On Sunday, 24 September 2023 at 07:27:39 UTC, Imperatorn wrote:
>I wonder why D isn't more popular.
Also we have arsd, so it's an automatic win.
I think major points is:
-
most devs are web related - this means that even when using existing solutions there is demand on single-file binary distributions that can be deployed on target node(infrastructure management, clouds, etc...) without hassle, sure it is doable in D but people are lazy so they just choose Go and won't bother, esp. with such poor IDE's and debugging experience in D.
-
Since this unity fiasco last week I see many unity developers coming to godot and ask if there C# feature for this or that, how can they drop everything they made in godot without doing extra work, and some even demand to drop built-in scripting language and make C# the only choice.

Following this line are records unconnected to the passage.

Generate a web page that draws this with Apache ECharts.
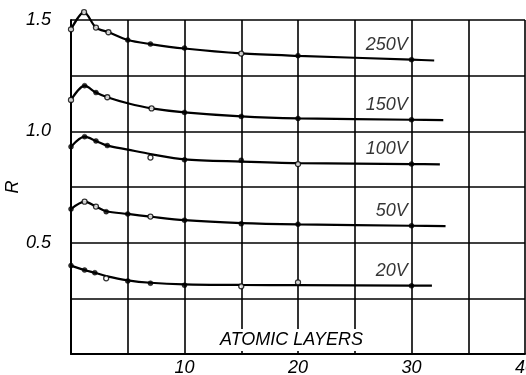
<!DOCTYPE html>
<html>
<head>
<meta charset="utf-8">
<script src="https://cdn.jsdelivr.net/npm/echarts@6/dist/echarts.min.js"></script>
<style>
html,body{margin:0;padding:0;background:#fff;}
#chart{width:526px;height:375px;}
</style>
</head>
<body>
<div id="chart"></div>
<script>
// ---- data ----
const xTickLabels = [10, 20, 30, 40];
const yTickLabels = ['0.5', '1.0', '1.5'];
const voltages = ['250V', '150V', '100V', '50V', '20V'];

// measured points: [atomic layers, R, hollow(1)/filled(0)]
const p250 = [[0,1.458,1],[1.15,1.535,1],[2.2,1.466,1],[3.3,1.445,1],[5,1.41,0],[7,1.392,0],[10,1.374,0],[15,1.349,1],[20,1.34,0],[30,1.322,0]];
const p150 = [[0,1.141,1],[1.2,1.205,0],[2.2,1.174,0],[3.2,1.153,1],[7.1,1.103,1],[10,1.085,0],[15,1.067,0],[20,1.058,0],[30,1.052,0]];
const p100 = [[0,0.931,0],[1.2,0.976,0],[2.2,0.957,0],[3.2,0.936,0],[7,0.882,1],[10,0.872,0],[15,0.870,0],[20,0.853,1],[30,0.853,0]];
const p50  = [[0,0.651,0],[1.2,0.684,1],[2.2,0.662,1],[3.1,0.639,0],[5,0.629,0],[7,0.617,1],[10,0.601,0],[15,0.585,0],[20,0.583,0],[30,0.576,0]];
const p20  = [[0,0.397,0],[1.2,0.377,0],[2.1,0.365,0],[3.1,0.340,1],[5,0.328,0],[7,0.318,0],[10,0.309,0],[15,0.304,1],[20,0.322,1],[30,0.306,0]];

// drawn curves: [atomic layers, R]
const c250 = [[0,1.458],[1.15,1.535],[2.2,1.466],[3.3,1.445],[5,1.41],[7,1.392],[10,1.372],[15,1.35],[20,1.339],[30,1.322],[32,1.318]];
const c150 = [[0,1.141],[1.2,1.205],[2.2,1.174],[3.2,1.153],[5,1.126],[7.1,1.103],[10,1.085],[15,1.067],[20,1.058],[30,1.052],[32.8,1.05]];
const c100 = [[0,0.931],[1.2,0.976],[2.2,0.957],[3.2,0.936],[5,0.918],[7,0.898],[10,0.874],[15,0.864],[20,0.857],[30,0.853],[32.5,0.852]];
const c50  = [[0,0.651],[1.2,0.684],[2.2,0.662],[3.1,0.641],[5,0.629],[7,0.617],[10,0.601],[15,0.588],[20,0.582],[30,0.576],[33,0.574]];
const c20  = [[0,0.397],[1.2,0.377],[2.1,0.365],[3.1,0.350],[5,0.331],[7,0.320],[10,0.313],[15,0.310],[20,0.309],[30,0.307],[31.8,0.307]];

const pointSets = [p250, p150, p100, p50, p20];
const curveSets = [c250, c150, c100, c50, c20];

// ---- chart ----
const INK = '#000';
const FONT = 'Liberation Sans';
const chart = echarts.init(document.getElementById('chart'), null, {renderer: 'canvas'});

const series = [];
voltages.forEach((name, i) => {
  series.push({
    name: name,
    type: 'line',
    data: curveSets[i],
    smooth: 0.3,
    showSymbol: false,
    symbol: 'none',
    clip: false,
    lineStyle: {color: INK, width: 2.2},
    z: 3,
    silent: true
  });
  series.push({
    name: name,
    type: 'scatter',
    clip: false,
    z: 4,
    symbolSize: 5,
    data: pointSets[i].map(p => ({
      value: [p[0], p[1]],
      itemStyle: p[2] ? {color: '#fff', borderColor: INK, borderWidth: 1.3} : {color: INK, borderColor: INK, borderWidth: 0.5},
      label: p[0] === 30 ? {
        show: true,
        formatter: name,
        position: [-1, -3],
        align: 'right',
        verticalAlign: 'bottom',
        fontFamily: FONT,
        fontStyle: 'italic',
        fontSize: 18,
        color: INK
      } : {show: false}
    }))
  });
});

const option = {
  animation: false,
  backgroundColor: '#fff',
  grid: {left: 71, right: 1, top: 20, bottom: 21, containLabel: false, outerBoundsMode: 'none'},
  xAxis: {
    type: 'value',
    min: 0, max: 40, interval: 5,
    axisLine: {show: true, lineStyle: {color: INK, width: 2}},
    axisTick: {show: false},
    splitLine: {show: true, lineStyle: {color: INK, width: 1.6}},
    axisLabel: {
      margin: 5,
      fontFamily: FONT, fontStyle: 'italic', fontSize: 18, color: INK,
      formatter: v => xTickLabels.indexOf(Math.round(v)) >= 0 && Math.abs(v - Math.round(v)) < 1e-6 ? String(Math.round(v)) : ''
    }
  },
  yAxis: {
    type: 'value',
    min: 0, max: 1.5, interval: 0.25,
    name: 'R',
    nameLocation: 'middle',
    nameRotate: 90,
    nameGap: 49,
    nameMoveOverlap: false,
    nameTextStyle: {fontFamily: FONT, fontStyle: 'italic', fontSize: 18, color: INK},
    axisLine: {show: true, lineStyle: {color: INK, width: 2}},
    axisTick: {show: false},
    splitLine: {show: true, lineStyle: {color: INK, width: 1.6}},
    axisLabel: {
      margin: 20,
      fontFamily: FONT, fontStyle: 'italic', fontSize: 18, color: INK,
      formatter: v => {
        const s = v.toFixed(1);
        return (yTickLabels.indexOf(s) >= 0 && Math.abs(v * 2 - Math.round(v * 2)) < 1e-6) ? s : '';
      }
    }
  },
  graphic: [{
    type: 'text',
    left: 216,
    top: 329,
    z: 10,
    style: {
      text: 'ATOMIC LAYERS',
      font: 'italic 18px "Liberation Sans"',
      fill: INK,
      backgroundColor: '#fff',
      padding: [2, 4, 2, 4]
    }
  }],
  series: series
};
chart.setOption(option);
</script>
</body>
</html>
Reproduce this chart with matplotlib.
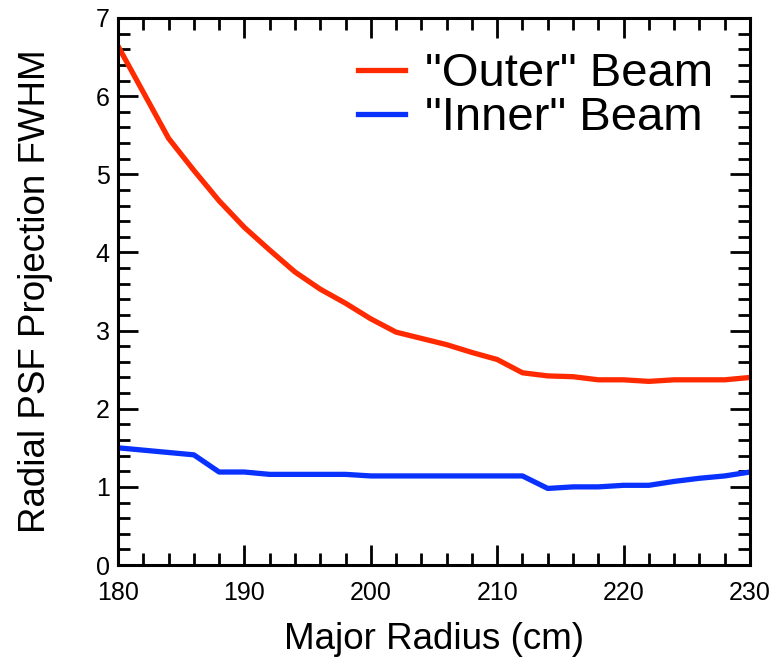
import matplotlib.pyplot as plt
from matplotlib.ticker import MultipleLocator

plt.rcParams['font.family'] = ['Liberation Sans', 'DejaVu Sans']

# major radius (cm), one sample every 2 cm
radius = [180, 182, 184, 186, 188, 190, 192, 194, 196, 198, 200, 202, 204,
          206, 208, 210, 212, 214, 216, 218, 220, 222, 224, 226, 228, 230]

outer_fwhm = [6.64, 6.05, 5.46, 5.05, 4.66, 4.32, 4.03, 3.75, 3.53, 3.35,
              3.15, 2.98, 2.90, 2.82, 2.72, 2.63, 2.46, 2.42, 2.41, 2.37,
              2.37, 2.35, 2.37, 2.37, 2.37, 2.40]

inner_fwhm = [1.50, 1.47, 1.44, 1.41, 1.19, 1.19, 1.16, 1.16, 1.16, 1.16,
              1.14, 1.14, 1.14, 1.14, 1.14, 1.14, 1.14, 0.98, 1.00, 1.00,
              1.02, 1.02, 1.07, 1.11, 1.14, 1.19]

fig = plt.figure(figsize=(7.8, 6.59), dpi=100)
ax = fig.add_axes([0.1513, 0.1426, 0.8102, 0.8301])

ax.plot(radius, outer_fwhm, color='#ff2a00', lw=3.8, label='"Outer" Beam')
ax.plot(radius, inner_fwhm, color='#0a32ff', lw=3.8, label='"Inner" Beam')

ax.set_xlim(180, 230)
ax.set_ylim(0, 7)
ax.xaxis.set_major_locator(MultipleLocator(10))
ax.xaxis.set_minor_locator(MultipleLocator(2))
ax.yaxis.set_major_locator(MultipleLocator(1))
ax.yaxis.set_minor_locator(MultipleLocator(0.2))

for s in ax.spines.values():
    s.set_linewidth(2.2)
ax.tick_params(which='both', direction='in', top=True, right=True, width=2.0)
ax.tick_params(which='major', length=14.5, labelsize=18)
ax.tick_params(which='minor', length=8.5)
ax.tick_params(axis='x', which='major', pad=11.5)
ax.tick_params(axis='y', which='major', pad=6)

ax.set_xlabel('Major Radius (cm)', fontsize=26.5)
ax.set_ylabel('Radial PSF Projection FWHM', fontsize=26.5)
ax.xaxis.set_label_coords(0.5, -0.104)
ax.yaxis.set_label_coords(-0.103, 0.5)

ax.legend(loc='upper left', bbox_to_anchor=(0.38, 0.937), frameon=False,
          fontsize=34, handlelength=1.0, handletextpad=0.42,
          labelspacing=0.0, borderpad=0, borderaxespad=0)

fig.savefig('out.png', dpi=100)
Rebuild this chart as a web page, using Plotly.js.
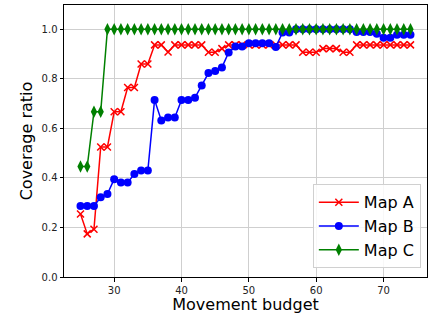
<!DOCTYPE html>
<html>
<head>
<meta charset="utf-8">
<script src="https://cdn.plot.ly/plotly-3.0.1.min.js"></script>
<style>html,body{margin:0;padding:0;background:#fff;}#chart{width:428px;height:314px;}</style>
</head>
<body>
<div id="chart"></div>
<script>
const budget = [25,26,27,28,29,30,31,32,33,34,35,36,37,38,39,40,41,42,43,44,45,46,47,48,49,50,51,52,53,54,55,56,57,58,59,60,61,62,63,64,65,66,67,68,69,70,71,72,73,74];
const mapA = [0.254,0.174,0.193,0.525,0.525,0.667,0.667,0.765,0.765,0.860,0.860,0.937,0.937,0.908,0.937,0.937,0.937,0.937,0.937,0.907,0.907,0.922,0.937,0.937,0.937,0.937,0.937,0.937,0.937,0.937,0.937,0.937,0.937,0.907,0.907,0.907,0.922,0.922,0.922,0.907,0.907,0.937,0.937,0.937,0.937,0.937,0.937,0.937,0.937,0.937];
const mapB = [0.287,0.287,0.287,0.322,0.335,0.395,0.381,0.381,0.416,0.430,0.430,0.715,0.632,0.644,0.644,0.715,0.715,0.724,0.773,0.823,0.832,0.846,0.906,0.930,0.930,0.944,0.944,0.944,0.944,0.928,0.987,0.987,1.0,1.0,1.0,1.0,1.0,1.0,1.0,1.0,1.0,0.989,0.989,0.989,0.982,0.966,0.966,0.978,0.978,0.978];
const mapC = [0.446,0.446,0.667,0.667,1.0,1.0,1.0,1.0,1.0,1.0,1.0,1.0,1.0,1.0,1.0,1.0,1.0,1.0,1.0,1.0,1.0,1.0,1.0,1.0,1.0,1.0,1.0,1.0,1.0,1.0,1.0,1.0,1.0,1.0,1.0,1.0,1.0,1.0,1.0,1.0,1.0,1.0,1.0,1.0,1.0,1.0,1.0,1.0,1.0,1.0];
const seriesNames = ['Map A','Map B','Map C'];
const xTicks = [30,40,50,60,70];
const yTicks = [0,0.2,0.4,0.6,0.8,1.0];

const traces = [
  {x: budget, y: mapA, name: seriesNames[0], mode: 'lines+markers',
   line: {color: '#ff0000', width: 1.5},
   marker: {symbol: 'x-thin-open', size: 7, color: '#ff0000', line: {color: '#ff0000', width: 1.5}}},
  {x: budget, y: mapB, name: seriesNames[1], mode: 'lines+markers',
   line: {color: '#0000ff', width: 1.5},
   marker: {symbol: 'circle', size: 8, color: '#0000ff'}},
  {x: budget, y: mapC, name: seriesNames[2], mode: 'lines+markers',
   line: {color: '#008000', width: 1.5},
   marker: {symbol: 'diamond-tall', size: 9, color: '#008000'}}
];

const font = "'DejaVu Sans', sans-serif";
const layout = {
  width: 428, height: 314,
  margin: {l: 64, r: 1, t: 5, b: 37},
  paper_bgcolor: '#ffffff', plot_bgcolor: '#ffffff',
  showlegend: true,
  font: {family: font, color: '#000'},
  xaxis: {
    range: [22.55, 76.45], tickvals: xTicks, ticktext: xTicks.map(String),
    showgrid: true, gridcolor: '#cfcfcf', gridwidth: 1, zeroline: false,
    showline: true, linecolor: '#000', linewidth: 1, mirror: true,
    ticks: 'outside', ticklen: 3.5, tickcolor: '#000', tickwidth: 1,
    tickfont: {family: font, size: 10, color: '#222'},
    title: {text: 'Movement budget', font: {family: font, size: 16, color: '#000'}, standoff: 8}
  },
  yaxis: {
    range: [0, 1.098], tickvals: yTicks, ticktext: yTicks.map(v => v.toFixed(1)),
    showgrid: true, gridcolor: '#cfcfcf', gridwidth: 1, zeroline: false,
    showline: true, linecolor: '#000', linewidth: 1, mirror: true,
    ticks: 'outside', ticklen: 3.5, tickcolor: '#000', tickwidth: 1,
    tickfont: {family: font, size: 10, color: '#222'},
    title: {text: 'Coverage ratio', font: {family: font, size: 16, color: '#000'}, standoff: 4}
  },
  legend: {
    x: 0.983, xanchor: 'right', y: 0.032, yanchor: 'bottom',
    bgcolor: 'rgba(255,255,255,0.85)', bordercolor: '#d0d0d0', borderwidth: 1,
    font: {family: font, size: 16, color: '#000'},
    itemwidth: 40
  }
};
Plotly.newPlot('chart', traces, layout, {displayModeBar: false, staticPlot: true});
</script>
</body>
</html>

I can't objectively say anything neutral so no comments, but this situation shows the mentality as well.
(I must to say though there are wide gap between their skills, and truly experienced devs already showing some cool stuff made with godot on a level that I haven't seen before.)
- Fresh programmers are looking at tooling first, more specifically jetbrains level IDE for the language they are going to use(or just invest their time to), this whole story when reading tons of reddit comments(and tech related QA boards) becoming very frustrating as people won't even consider using anything other than rust, go, or the very least C++, of course for that enterprise development there is basically only two options - Java and C#.
There is also demand on readily available components/scripts/code assets from non-tech people who just wants to make something and don't want getting their feet wet from dealing with all this "tech stuff".
So basically these 3 points are all intertangled, in short:
D isn't yet mature enough, it is not yet polished enough for wide masses, the convinience and tooling "just sucks"(tm).